The uncertainty about the venue’s opening also arrives shortly after the executive director of the site said that some smaller venues in the UK are “poorly run” and dismissed calls for a £1 ticket levy on all gigs arena-sized and above.

Gary Roden told the BBC he believes the levy is “too simplistic”, and says it should fall on the government rather than major arenas to support the live music ecosystem.

“If the conversation stops being ‘Give me a quid’ and quite aggressive – if it changed to be, ‘What can we do together to help?’, that’s where I think we start to get into that apprenticeship conversation and all those different things that we want to work through,” he said.
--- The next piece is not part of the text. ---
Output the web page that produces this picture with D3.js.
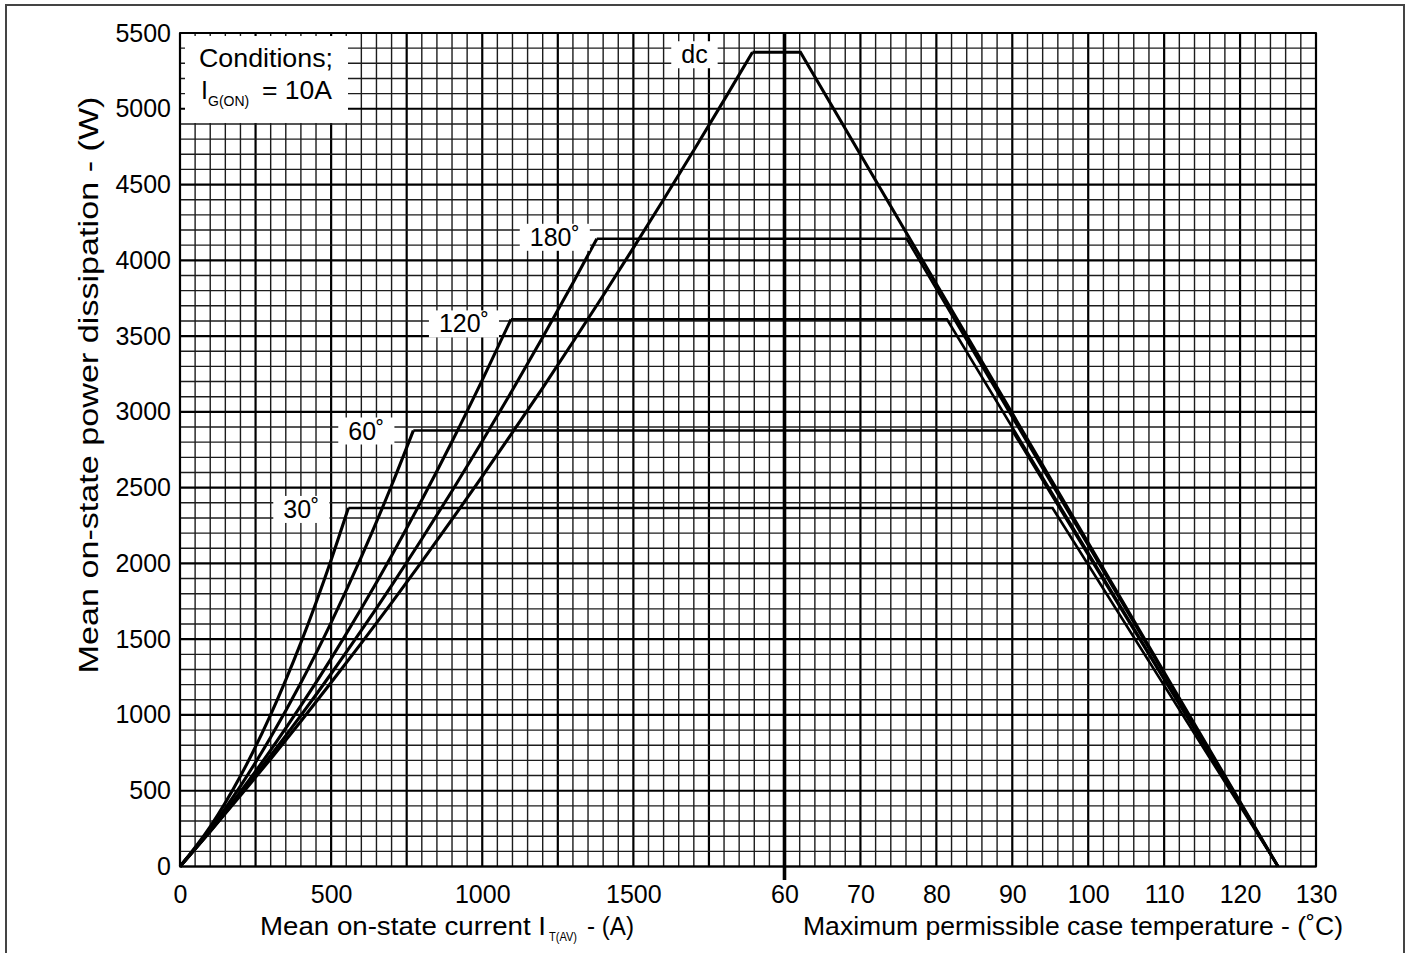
<!DOCTYPE html>
<html><head><meta charset="utf-8">
<script src="https://cdn.jsdelivr.net/npm/d3@7"></script>
<style>
body{margin:0;background:#fff}
text{font-family:"Liberation Sans",Arial,Helvetica,sans-serif;fill:#000}
</style>
</head><body>
<svg id="c" width="1411" height="953"></svg>
<script>
// ---------------- DATA ----------------
const curveNames = ["30˚", "60˚", "120˚", "180˚", "dc"];

const current30 = [0, 100, 200, 300, 400, 500, 557];
const power30   = [0, 263, 597, 1002, 1477, 2023, 2366];

const current60 = [0, 100, 200, 300, 400, 500, 600, 700, 772];
const power60   = [0, 247, 531, 853, 1212, 1609, 2043, 2514, 2877];

const current120 = [0, 100, 200, 300, 400, 500, 600, 700, 800, 900, 1000, 1095];
const power120   = [0, 237, 493, 768, 1061, 1372, 1702, 2051, 2418, 2804, 3209, 3610];

const current180 = [0, 100, 200, 300, 400, 500, 600, 700, 800, 900, 1000, 1100, 1200, 1300, 1379];
const power180   = [0, 233, 478, 732, 997, 1272, 1558, 1854, 2161, 2478, 2806, 3144, 3492, 3851, 4142];

const currentDC = [0, 100, 200, 300, 400, 500, 600, 700, 800, 900, 1000, 1100, 1200, 1300, 1400, 1500, 1600, 1700, 1800, 1894];
const powerDC   = [0, 231, 468, 710, 959, 1214, 1474, 1740, 2012, 2290, 2574, 2864, 3159, 3461, 3768, 4082, 4401, 4726, 5057, 5373];

// case temperature (°C) where each curve leaves its maximum power, and where power reaches zero
const plateauEndTemp = [95.3, 90.0, 81.4, 76.1, 62.1];
const zeroPowerTemp  = [125, 125, 125, 125, 125];

const powerTicks   = [0, 500, 1000, 1500, 2000, 2500, 3000, 3500, 4000, 4500, 5000, 5500];
const currentTicks = [0, 500, 1000, 1500];
const tempTicks    = [60, 70, 80, 90, 100, 110, 120, 130];

// ---------------- DRAWING ----------------
const series = [
  {name: curveNames[0], I: current30,  P: power30},
  {name: curveNames[1], I: current60,  P: power60},
  {name: curveNames[2], I: current120, P: power120},
  {name: curveNames[3], I: current180, P: power180},
  {name: curveNames[4], I: currentDC,  P: powerDC}
];

const svg = d3.select("#c");
const L = 180, R = 1316, T = 33, B = 866.5, MID = 784.5;
const xI = d3.scaleLinear().domain([0, 2000]).range([L, MID]);
const xT = d3.scaleLinear().domain([60, 130]).range([MID, R]);
const y  = d3.scaleLinear().domain([0, 5500]).range([B, T]);

// outer frame
svg.append("rect").attr("x", 6).attr("y", 5).attr("width", 1398).attr("height", 980)
  .attr("fill", "none").attr("stroke", "#444").attr("stroke-width", 2);

// grid
const gGrid = svg.append("g");
const vLines = d3.range(0, 2000, 50).map(v => ({x: xI(v), major: v % 250 === 0}))
  .concat(d3.range(60, 130.01, 2).map(v => ({x: xT(v), major: Math.round(v - 60) % 10 === 0})));
const hLines = d3.range(0, 5501, 100).map(v => ({y: y(v), major: v % 500 === 0}));
gGrid.selectAll("line.v").data(vLines).join("line")
  .attr("x1", d => d.x).attr("x2", d => d.x).attr("y1", T).attr("y2", B)
  .attr("stroke", d => d.major ? "#000" : "#1c1c1c").attr("stroke-width", d => d.major ? 2.2 : 1.4);
gGrid.selectAll("line.h").data(hLines).join("line")
  .attr("y1", d => d.y).attr("y2", d => d.y).attr("x1", L).attr("x2", R)
  .attr("stroke", d => d.major ? "#000" : "#1c1c1c").attr("stroke-width", d => d.major ? 2.2 : 1.4);

// plot frame
svg.append("rect").attr("x", L).attr("y", T).attr("width", R - L).attr("height", B - T)
  .attr("fill", "none").attr("stroke", "#000").attr("stroke-width", 1.8);

// conditions box
svg.append("rect").attr("x", 185).attr("y", 36).attr("width", 163).attr("height", 87).attr("fill", "#fff");
svg.append("text").attr("x", 199).attr("y", 67).attr("font-size", 25).attr("textLength", 134)
  .attr("lengthAdjust", "spacingAndGlyphs").text("Conditions;");
svg.append("text").attr("x", 201).attr("y", 99).attr("font-size", 25).text("I");
svg.append("text").attr("x", 208).attr("y", 106).attr("font-size", 14).text("G(ON)");
svg.append("text").attr("x", 262).attr("y", 99).attr("font-size", 25).attr("textLength", 70)
  .attr("lengthAdjust", "spacingAndGlyphs").text("= 10A");

// curves
const line = d3.line().curve(d3.curveMonotoneX);
const gCurves = svg.append("g").attr("fill", "none").attr("stroke", "#000")
  .attr("stroke-linejoin", "miter").attr("stroke-linecap", "butt");
series.forEach((s, i) => {
  const pts = s.I.map((v, k) => [xI(v), y(s.P[k])]);
  gCurves.append("path").attr("d", line(pts)).attr("stroke-width", 3.1);
  const pMax = s.P[s.P.length - 1];
  const right = [
    [xI(s.I[s.I.length - 1]), y(pMax)],
    [xT(plateauEndTemp[i]), y(pMax)],
    [xT(zeroPowerTemp[i]), y(0)]
  ];
  gCurves.append("path").attr("d", d3.line()(right)).attr("stroke-width", i === 4 ? 3.1 : 2.6);
});

// 60 °C separator
svg.append("line").attr("x1", MID).attr("x2", MID).attr("y1", T).attr("y2", 880)
  .attr("stroke", "#000").attr("stroke-width", 3.6);

// curve labels with white boxes
const labelDX = [-47, -47, -47, -42, -58];
const labelDY = [10, 9, 13, 7, 11];
series.forEach((s, i) => {
  const cx = xI(s.I[s.I.length - 1]) + labelDX[i];
  const by = y(s.P[s.P.length - 1]) + labelDY[i];
  const g = svg.append("g");
  const t = g.append("text").attr("x", cx).attr("y", by).attr("text-anchor", "middle")
    .attr("font-size", 25).text(s.name);
  const bb = t.node().getBBox();
  g.insert("rect", "text").attr("x", bb.x - 10).attr("y", bb.y + 1).attr("width", bb.width + 20)
    .attr("height", bb.height - 1).attr("fill", "#fff");
});

// axes (labels only)
const fontAxis = g => g.call(a => a.select(".domain").remove())
  .attr("font-family", null).attr("font-size", 25);
svg.append("g").attr("transform", `translate(${L},0)`)
  .call(d3.axisLeft(y).tickValues(powerTicks).tickSize(0).tickPadding(9).tickFormat(d3.format("d")))
  .call(fontAxis);
svg.append("g").attr("transform", `translate(0,${B})`)
  .call(d3.axisBottom(xI).tickValues(currentTicks).tickSize(0).tickPadding(19).tickFormat(d3.format("d")))
  .call(fontAxis);
svg.append("g").attr("transform", `translate(0,${B})`)
  .call(d3.axisBottom(xT).tickValues(tempTicks).tickSize(0).tickPadding(19).tickFormat(d3.format("d")))
  .call(fontAxis);

// axis titles
svg.append("text").attr("x", 260).attr("y", 935).attr("font-size", 25).attr("textLength", 286)
  .attr("lengthAdjust", "spacingAndGlyphs").text("Mean on-state current I");
svg.append("text").attr("x", 549).attr("y", 941).attr("font-size", 12).attr("textLength", 28)
  .attr("lengthAdjust", "spacingAndGlyphs").text("T(AV)");
svg.append("text").attr("x", 587).attr("y", 935).attr("font-size", 25).attr("textLength", 47)
  .attr("lengthAdjust", "spacingAndGlyphs").text("- (A)");
svg.append("text").attr("x", 803).attr("y", 935).attr("font-size", 25).attr("textLength", 540)
  .attr("lengthAdjust", "spacingAndGlyphs").text("Maximum permissible case temperature - (˚C)");
svg.append("text").attr("transform", "translate(98,385) rotate(-90)").attr("text-anchor", "middle")
  .attr("font-size", 27).attr("textLength", 577).attr("lengthAdjust", "spacingAndGlyphs")
  .text("Mean on-state power dissipation - (W)");
</script>
</body></html>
Co-op Live on April 20, 2024 in Manchester, England. (Photo by Jeff Spicer/Getty Images for Co-op Live)

In response, Mark Davyd, CEO of the Music Venue Trust, told NME that he believes Roden’s comments are “disrespectful and disingenuous”, while also highlighting the irony of making such “ill-judged, unnecessary and misleading” remarks on the week that their own venue was forced to postpone their own launch, due to a number of logistical problems.

“Fun facts of the morning: the new @TheCoopLive arena has 46 music events confirmed to take place this year so far,” he wrote. “The average age of the performers is 50 years old.”

“21.7 per cent of all the shows will be performed by artists over retirement age. 8.6 per cent of all the shows will be performed by artists under the age of 30. 17.3 per cent of all the shows will be performed by artists over the age of 75.”

He continued: “41.3 per cent of all the shows will feature a headline performance by a British artist. The average age of the British artists performing will be 52 years old. No British artist under 30 is confirmed to perform.

“The average length of time it takes for a British artist to be booked to headline the Coop Live Arena from the date of the release of their first album is 30 (THIRTY) years. No British artist that started their career in the last decade is booked to headline the arena.”

Davyd added: “Final Bonus Fact: Coop Live have publicly stated that they don’t believe there are problems with the UK music talent pipeline.”